Passage quoted from Shreve, a northern character in William Faulkner's novel, "Absalom, Absalom!"

Jun 10, 2011

A Streetcar Named Desire: How the Work Responds to Southern Literature

  
A Streetcar Named Desire: How the Work 

Responds to Southern Literature


The Old South and the New South
The story of the DuBois and Kowalski families depicts the evolving society of the South over the first half of the twentieth century.
DuBois family is the Southern plantation owners, southern noble in 19 century. In the play, the degeneration of Southern aristocracy leaves Blanche and Stella, the remnants, nothing except the manners and pretensions. Stella accepts the reality and then marries to a working class man, while Blanche is difficult to accept such truth so she imagines a fantasy world with manners and lives in her illusion. Honestly, Blanche represents the old, elegant, but dead society of South.
As for Kowalski family, it is the new blood Southerners because they are foreign immigrants. Stanley Kowalski, the son of Polish immigrants, belongs to working class that implies the industrialization of the South. However, in the play, Stanley, the symbol of New South, is depicted as a cruel, violent, and rude worker.

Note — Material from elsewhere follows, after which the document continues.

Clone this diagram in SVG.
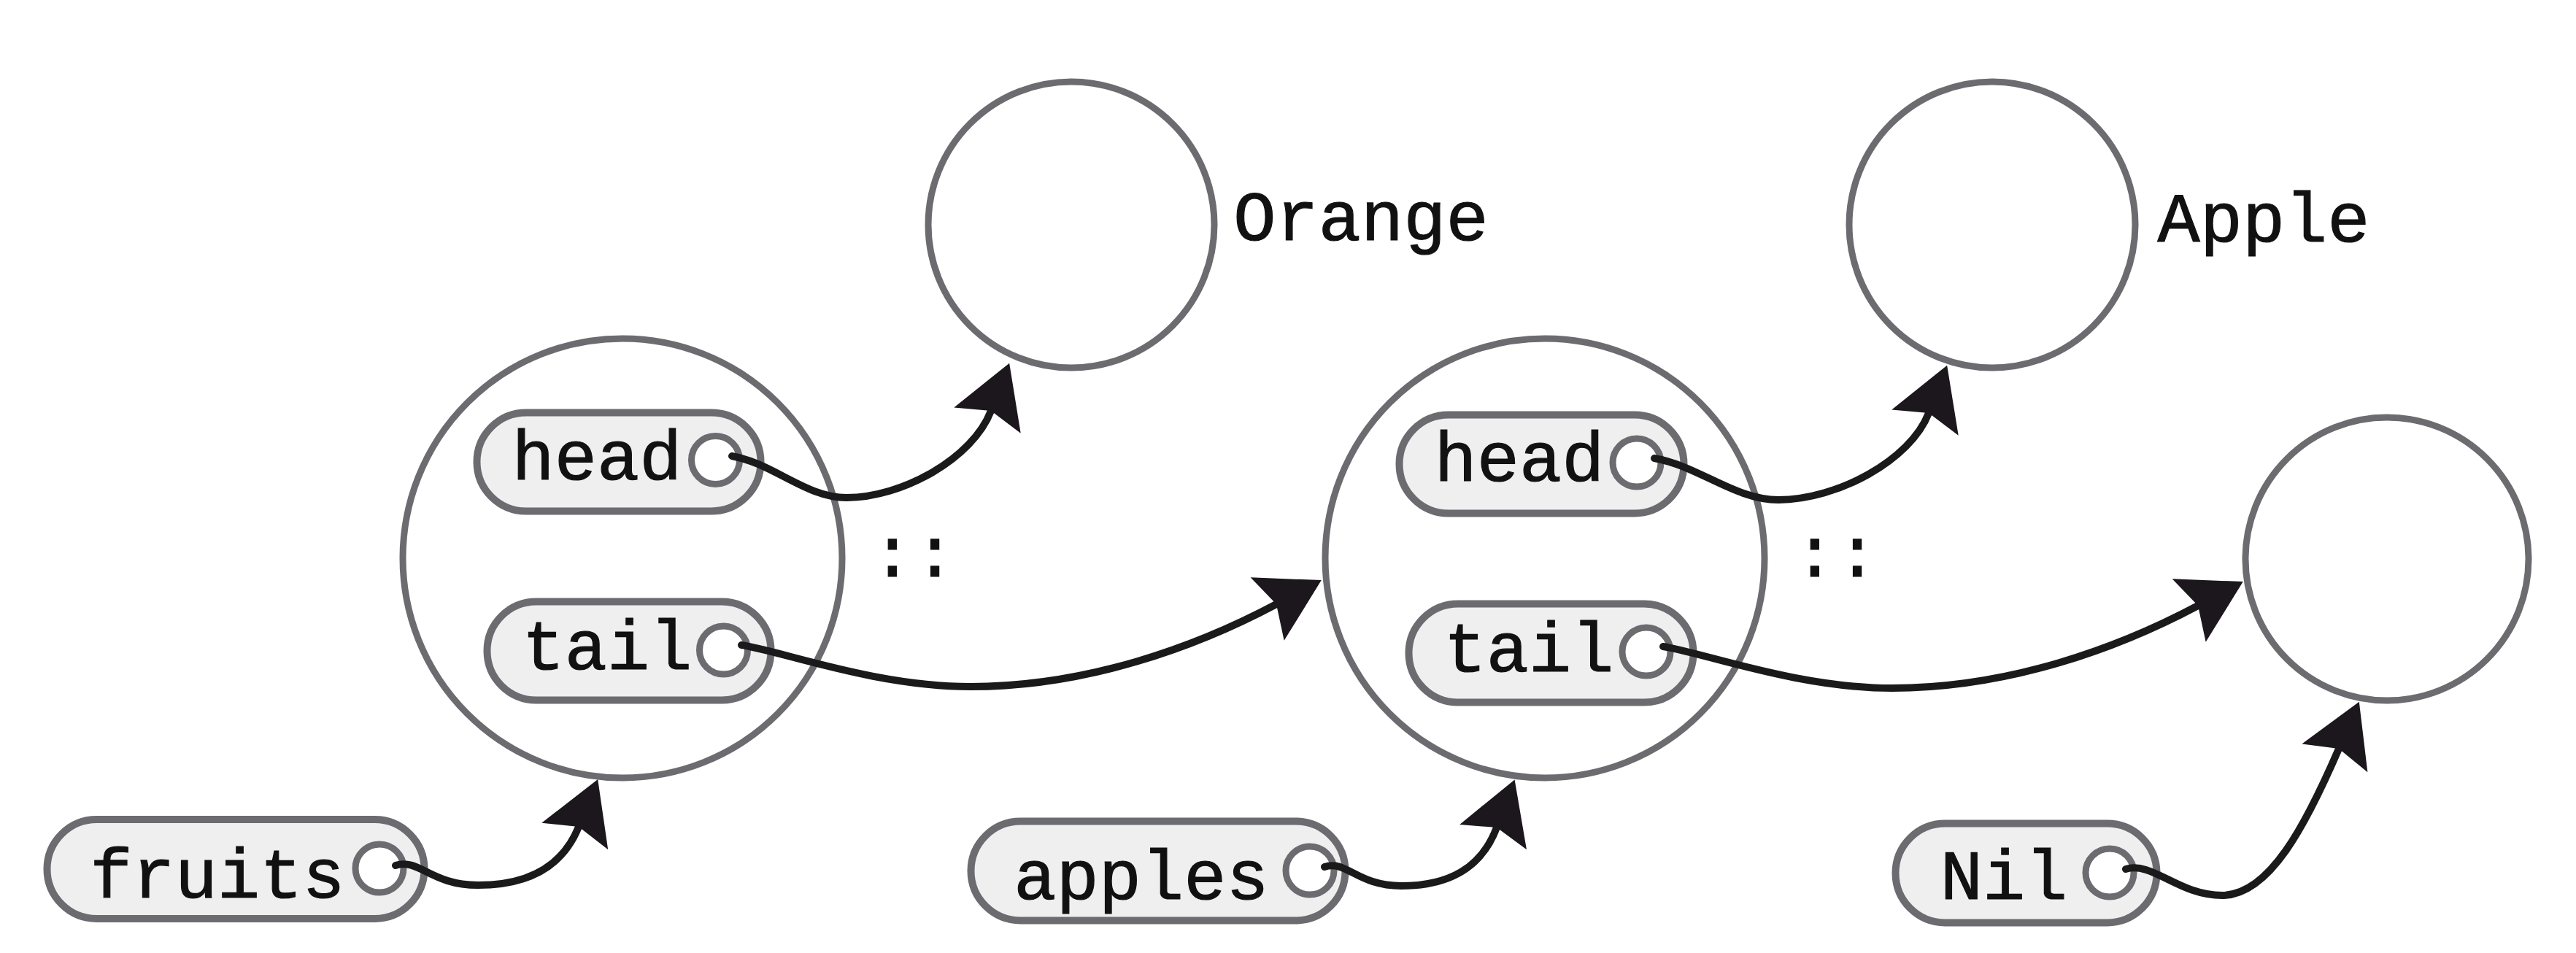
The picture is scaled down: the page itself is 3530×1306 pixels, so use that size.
<svg xmlns="http://www.w3.org/2000/svg" width="3530" height="1306" viewBox="0 0 3530 1306">
  <defs>
    <style>
      .big { fill: #ffffff; stroke: #6b6b70; stroke-width: 9; }
      .val { fill: #ffffff; stroke: #6b6b70; stroke-width: 9; }
      .pill { fill: #efefef; stroke: #6b6b70; stroke-width: 10; }
      .port { fill: #ffffff; stroke: #6b6b70; stroke-width: 9; }
      .lbl { font-family: "Liberation Mono", "DejaVu Sans Mono", monospace; font-size: 97px; fill: #111111; stroke: #111111; stroke-width: 1.2; }
      .mid { text-anchor: middle; }
      .conn { fill: none; stroke: #1a1a1a; stroke-width: 10; stroke-linecap: round; marker-end: url(#arr); }
    </style>
    <marker id="arr" markerUnits="userSpaceOnUse" viewBox="-20 -60 100 120" markerWidth="100" markerHeight="120" refX="0" refY="0" orient="auto" overflow="visible">
      <path d="M70,0 L-14,-49 L0,0 L-14,49 Z" fill="#1c171d"/>
    </marker>
  </defs>
  <rect width="3530" height="1306" fill="#ffffff"/>

  <g id="orange">
    <circle class="val" cx="1468" cy="308" r="196"/>
    <text class="lbl mid" x="1865" y="329">Orange</text>
  </g>
  <g id="apple">
    <circle class="val" cx="2730" cy="308" r="196"/>
    <text class="lbl mid" x="3102" y="331">Apple</text>
  </g>
  <g id="nilnode">
    <circle class="val" cx="3271" cy="766" r="194"/>
  </g>

  <g id="cons1">
    <circle class="big" cx="853" cy="765" r="301"/>
    <g id="cons1-head">
      <rect class="pill" x="653.5" y="565.5" width="389" height="135" rx="67.5"/>
      <text class="lbl mid" x="818" y="657">head</text>
      <circle class="port" cx="980.5" cy="630.5" r="33"/>
    </g>
    <g id="cons1-tail">
      <rect class="pill" x="667.5" y="824.5" width="389" height="135" rx="67.5"/>
      <text class="lbl mid" x="832" y="917">tail</text>
      <circle class="port" cx="991.5" cy="891" r="33"/>
    </g>
  </g>
  <g id="cons-op1">
    <text class="lbl mid" x="1252" y="790">::</text>
  </g>

  <g id="cons2">
    <circle class="big" cx="2117" cy="765" r="301"/>
    <g id="cons2-head">
      <rect class="pill" x="1917.5" y="568.5" width="390" height="135" rx="67.5"/>
      <text class="lbl mid" x="2082" y="659">head</text>
      <circle class="port" cx="2243" cy="634" r="33"/>
    </g>
    <g id="cons2-tail">
      <rect class="pill" x="1930.5" y="827.5" width="390" height="135" rx="67.5"/>
      <text class="lbl mid" x="2095" y="920">tail</text>
      <circle class="port" cx="2256" cy="893" r="33"/>
    </g>
  </g>
  <g id="cons-op2">
    <text class="lbl mid" x="2516" y="790">::</text>
  </g>

  <g id="fruits">
    <rect class="pill" x="64.5" y="1123" width="517" height="136" rx="68"/>
    <text class="lbl mid" x="298" y="1230">fruits</text>
    <circle class="port" cx="520" cy="1190" r="33"/>
  </g>
  <g id="apples">
    <rect class="pill" x="1330.5" y="1125.5" width="513" height="136" rx="68"/>
    <text class="lbl mid" x="1564" y="1232">apples</text>
    <circle class="port" cx="1795" cy="1193" r="33"/>
  </g>
  <g id="nil">
    <rect class="pill" x="2597.5" y="1128.5" width="358" height="136" rx="68"/>
    <text class="lbl mid" x="2746" y="1232">Nil</text>
    <circle class="port" cx="2891" cy="1196" r="33"/>
  </g>

  <g id="connectors">
    <path class="conn" d="M1003,625 C1060,635 1104,682 1160,682 C1237,682 1333,628 1358,563"/>
    <path class="conn" d="M2267,628 C2327,638 2377,685 2437,685 C2517,685 2618,631 2643,566"/>
    <path class="conn" d="M1016,884 C1070,892 1200,941 1330,941 C1490,941 1640,886 1749,828"/>
    <path class="conn" d="M2279,886 C2333,894 2463,943 2593,943 C2753,943 2903,888 3012,830"/>
    <path class="conn" d="M542,1186 C575,1176 590,1213 655,1213 C720,1213 770,1190 793,1133"/>
    <path class="conn" d="M1815,1188 C1845,1178 1860,1214 1920,1214 C1985,1214 2030,1190 2051,1134"/>
    <path class="conn" d="M2913,1191 C2950,1180 2985,1227 3045,1227 C3110,1227 3160,1130 3205,1026"/>
  </g>
</svg>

Williams shows the concept which the new society might be not so kind through such depiction.
     In the end of the play, that Stanley rapes Blanche symbolizes the final destruction of the Old South’s genteel fantasy world by the cruel but vibrant New South. At that time, New South, which possesses animal instinct, wins over the Old South, the ideal and romantic world. Besides, the madness of Blanche suggests that the value of South changes from gentility to people's  struggle for survival.